4 thoughts on “This is why I think the culture war will turn bloody”
  1. Seems to me we’re returning to tribalism … although it’s a little different from much of human history. Rural vs urban is a new one, evolutionarily speaking, and it seems to go with dwelling place and worldview as much as simple genetics. But it does have the typical flavor of “if you’re tribe, X is a trajedy; if you’re not, X is a comedy” dehumanization to it. Part of the “not tribe = not human” outlook.

    Re California’s next fire season … I’m just glad we don’t live there any more, and will leave it at that. But I understand the sentiment.

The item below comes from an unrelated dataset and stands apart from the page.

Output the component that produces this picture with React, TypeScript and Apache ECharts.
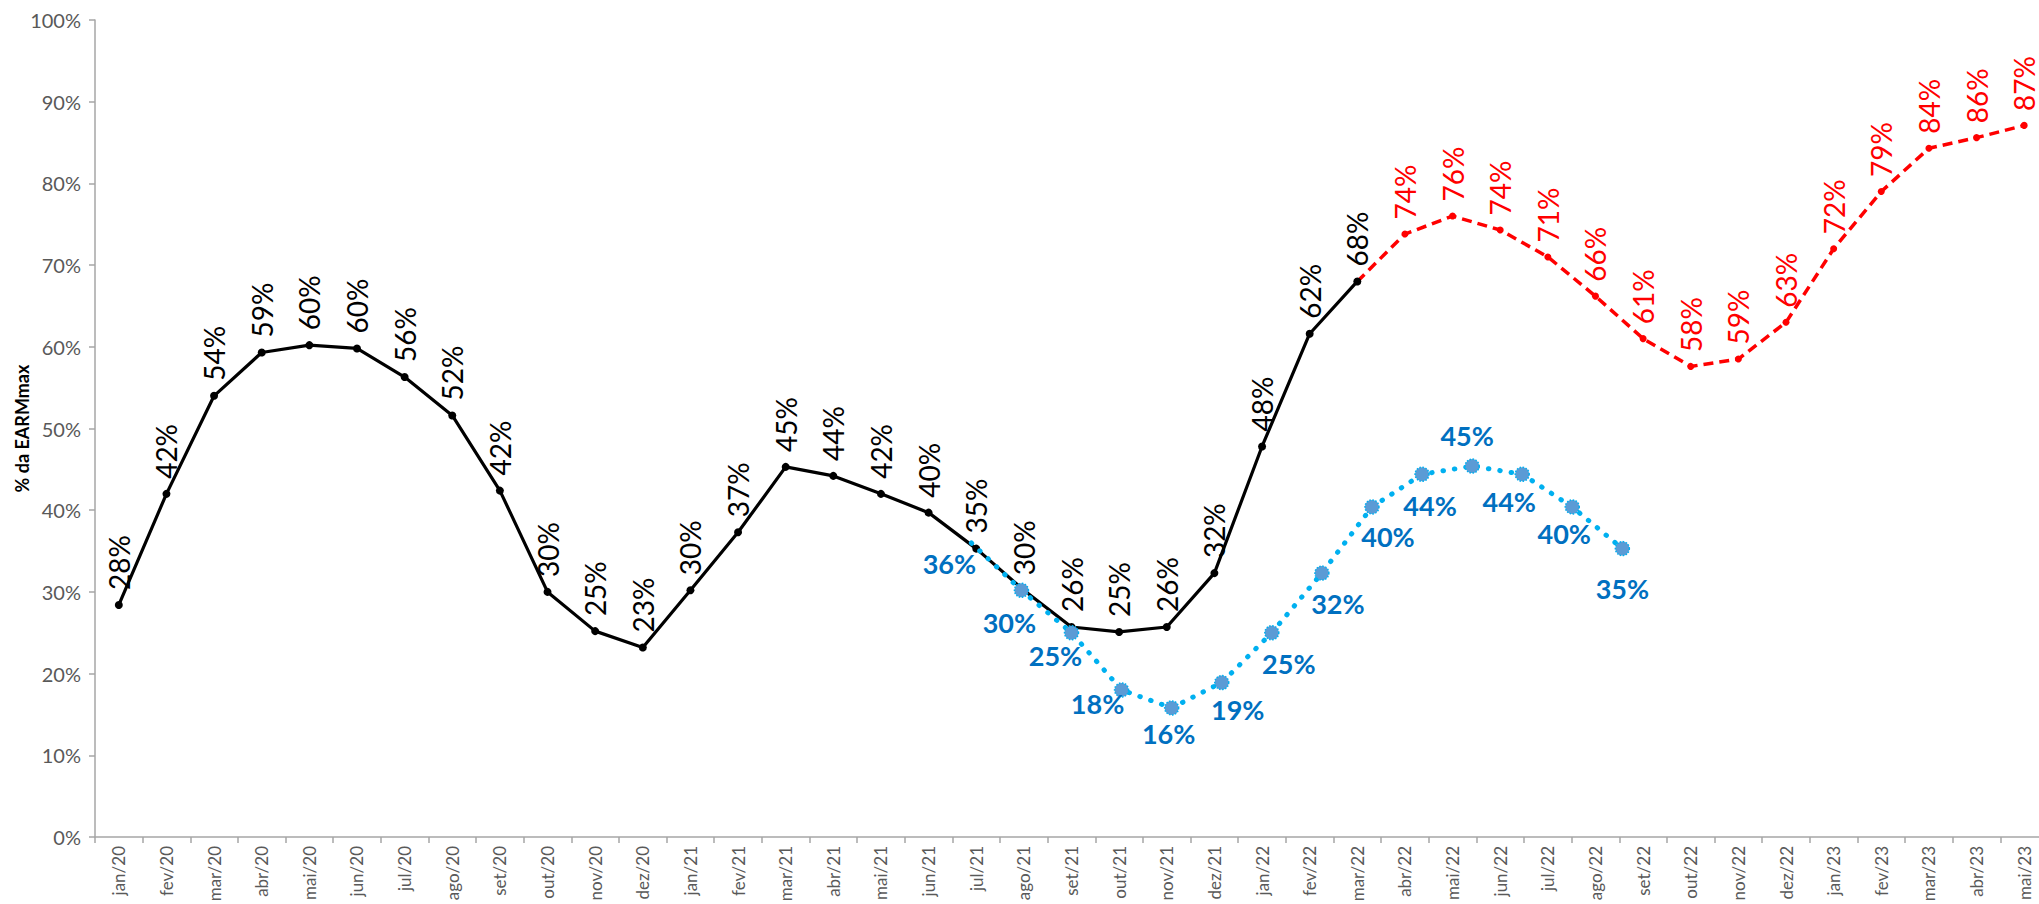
import React, { useEffect, useRef } from 'react';
import * as echarts from 'echarts';

const months = [
  'jan/20', 'fev/20', 'mar/20', 'abr/20', 'mai/20', 'jun/20', 'jul/20', 'ago/20', 'set/20', 'out/20', 'nov/20', 'dez/20',
  'jan/21', 'fev/21', 'mar/21', 'abr/21', 'mai/21', 'jun/21', 'jul/21', 'ago/21', 'set/21', 'out/21', 'nov/21', 'dez/21',
  'jan/22', 'fev/22', 'mar/22', 'abr/22', 'mai/22', 'jun/22', 'jul/22', 'ago/22', 'set/22', 'out/22', 'nov/22', 'dez/22',
  'jan/23', 'fev/23', 'mar/23', 'abr/23', 'mai/23',
];

// Verificado (black), jan/20 .. mar/22
const blackStart = 'jan/20';
const blackValues = [
  28.4, 42.0, 54.0, 59.3, 60.2, 59.8, 56.3, 51.6, 42.4, 30.0, 25.2, 23.2,
  30.2, 37.3, 45.3, 44.2, 42.0, 39.7, 35.3, 30.2, 25.7, 25.1, 25.7, 32.3,
  47.8, 61.6, 68.0,
];

// Projeção (red dashed), mar/22 .. mai/23
const redStart = 'mar/22';
const redValues = [68.0, 73.8, 76.0, 74.3, 71.0, 66.2, 61.0, 57.6, 58.5, 63.0, 72.0, 79.0, 84.3, 85.6, 87.1];

// Blue dotted series, on its own (hidden) category axis fev/20 .. abr/23
const blueAxisCats = months.slice(1, 40);
const blueStart = 'jul/21';
const blueValues = [36.0, 30.2, 25.0, 18.0, 15.8, 18.9, 25.0, 32.3, 40.4, 44.4, 45.4, 44.4, 40.4, 35.3];
const blueLabelOffsets = [
  [-22, 21], [-12, 32], [-16, 23], [-24, 14], [-3, 26], [16, 27], [17, 31],
  [16, 30], [16, 30], [8, 31], [-5, -31], [-13, 27], [-8, 27], [0, 40],
];

const FONT = 'Lato, "Noto Sans", sans-serif';

function placeOn(cats: string[], start: string, values: number[]) {
  const s = cats.indexOf(start);
  return cats.map((_, i) => (i >= s && i < s + values.length ? values[i - s] : null));
}

export default function App() {
  const ref = useRef<HTMLDivElement>(null);

  useEffect(() => {
    const chart = echarts.init(ref.current as HTMLDivElement, null, { renderer: 'svg' });
    const pct = (p: any) => Math.round(Number(Array.isArray(p.value) ? p.value[1] : p.value)) + '%';

    const blackData = placeOn(months, blackStart, blackValues);
    const redRaw = placeOn(months, redStart, redValues);
    const redFirst = months.indexOf(redStart);
    const redData = redRaw.map((v, i) =>
      i === redFirst ? { value: v, symbol: 'none', label: { show: false } } : v
    );
    const blueRaw = placeOn(blueAxisCats, blueStart, blueValues);
    const blueFirst = blueAxisCats.indexOf(blueStart);
    const blueData = blueRaw.map((v, i) => {
      if (v === null) return null;
      const k = i - blueFirst;
      const item: any = { value: v, label: { offset: blueLabelOffsets[k] } };
      if (k === 0) {
        item.symbolSize = 1;
        item.itemStyle = { color: 'rgba(0,0,0,0)', borderWidth: 0 };
      }
      return item;
    });

    const rotLabel = (color: string) => ({
      show: true,
      position: 'top',
      distance: 11,
      rotate: 90,
      align: 'left',
      verticalAlign: 'middle',
      color,
      fontSize: 28,
      lineHeight: 28,
      fontFamily: FONT,
      formatter: pct,
    });

    const option: any = {
      animation: false,
      backgroundColor: '#ffffff',
      grid: { left: 95, top: 20, width: 1953, bottom: 67, containLabel: false, outerBoundsMode: 'none' },
      xAxis: [
        {
          type: 'category',
          data: months,
          boundaryGap: true,
          axisLine: { show: true, lineStyle: { color: '#A6A6A6', width: 1.5 } },
          axisTick: { show: true, length: 6, lineStyle: { color: '#A6A6A6', width: 1.5 } },
          axisLabel: { interval: 0, rotate: 90, fontSize: 17, color: '#595959', fontFamily: FONT, margin: 9 },
          splitLine: { show: false },
        },
        {
          type: 'category',
          data: blueAxisCats,
          boundaryGap: true,
          show: false,
        },
      ],
      yAxis: {
        type: 'value',
        min: 0,
        max: 100,
        interval: 10,
        name: '% da EARMmax',
        nameLocation: 'middle',
        nameGap: 64,
        nameMoveOverlap: false,
        nameTextStyle: { fontWeight: 'bold', fontSize: 18, color: '#000', fontFamily: FONT },
        axisLine: { show: true, lineStyle: { color: '#A6A6A6', width: 1.5 } },
        axisTick: { show: true, length: 6, lineStyle: { color: '#A6A6A6', width: 1.5 } },
        axisLabel: { formatter: '{value}%', fontSize: 20, color: '#595959', fontFamily: FONT, margin: 14 },
        splitLine: { show: false },
      },
      series: [
        {
          name: 'Projeção',
          type: 'line',
          data: redData,
          xAxisIndex: 0,
          symbol: 'circle',
          symbolSize: 7,
          itemStyle: { color: '#FF0000' },
          lineStyle: { color: '#FF0000', width: 3.5, type: [10, 6] },
          label: rotLabel('#FF0000'),
          z: 2,
        },
        {
          name: 'Verificado',
          type: 'line',
          data: blackData,
          xAxisIndex: 0,
          symbol: 'circle',
          symbolSize: 8,
          itemStyle: { color: '#000000' },
          lineStyle: { color: '#000000', width: 3.2 },
          label: rotLabel('#000000'),
          z: 3,
        },
        {
          name: 'Azul',
          type: 'line',
          data: blueData,
          xAxisIndex: 1,
          symbol: 'circle',
          symbolSize: 14,
          itemStyle: { color: '#5B9BD5', borderColor: '#00B0F0', borderWidth: 1.5, borderType: 'dotted' },
          lineStyle: { color: '#00B0F0', width: 5, type: [0.5, 11], cap: 'round' },
          label: {
            show: true,
            position: 'inside',
            align: 'center',
            verticalAlign: 'middle',
            color: '#0070C0',
            fontWeight: 'bold',
            fontSize: 27,
            fontFamily: FONT,
            formatter: pct,
          },
          z: 4,
        },
      ],
    };

    chart.setOption(option);
    return () => chart.dispose();
  }, []);

  return (
    <div
      ref={ref}
      style={{ position: 'fixed', left: 0, top: 0, width: 2039, height: 904, background: '#ffffff' }}
    />
  );
}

    1. I was going to comment that this is team behavior. If a tragedy happens to your team, it is to be mourned, if it happens to the other team, it is celebrated.

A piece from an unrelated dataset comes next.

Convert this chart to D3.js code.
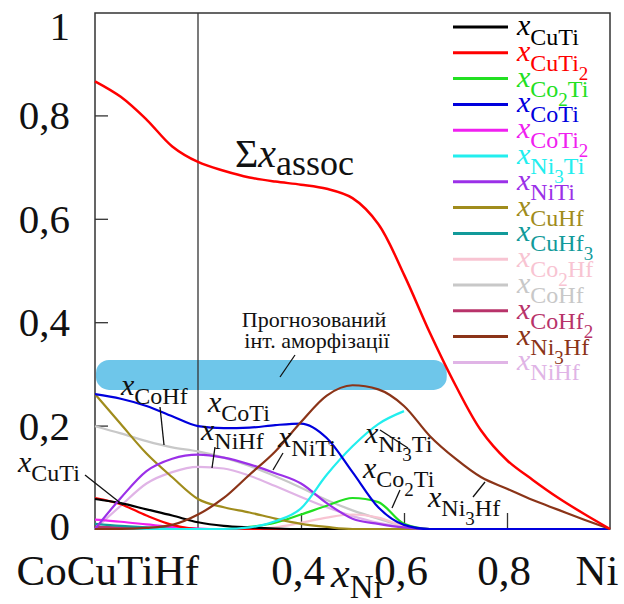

      This is how the stage is set for violent conflict: if the other side is dehumanized, it becomes acceptable to make war against them.

      It used to be that the only people who were dehumanizing the other side were the extremists: people like the Klan, Black Panthers, or the ELF. The problem is that this attitude on the left has ceased being the far left and is creeping ever closer to being the attitude of the mainstream left.

  2. These same people who are afraid a Trump signed Bible will burst into flame would gladly hold a torchlight parade culminating in a mass burning of Bibles to protest Christianity.

  3. I’d have Trump sign one of my Bibles, but I’d have him sign the presentation page on the inside, definitely not the cover.

    I also own a copy of the Koran, I suppose I could see if Obama would sign it. Then I’d use it to throw at rats.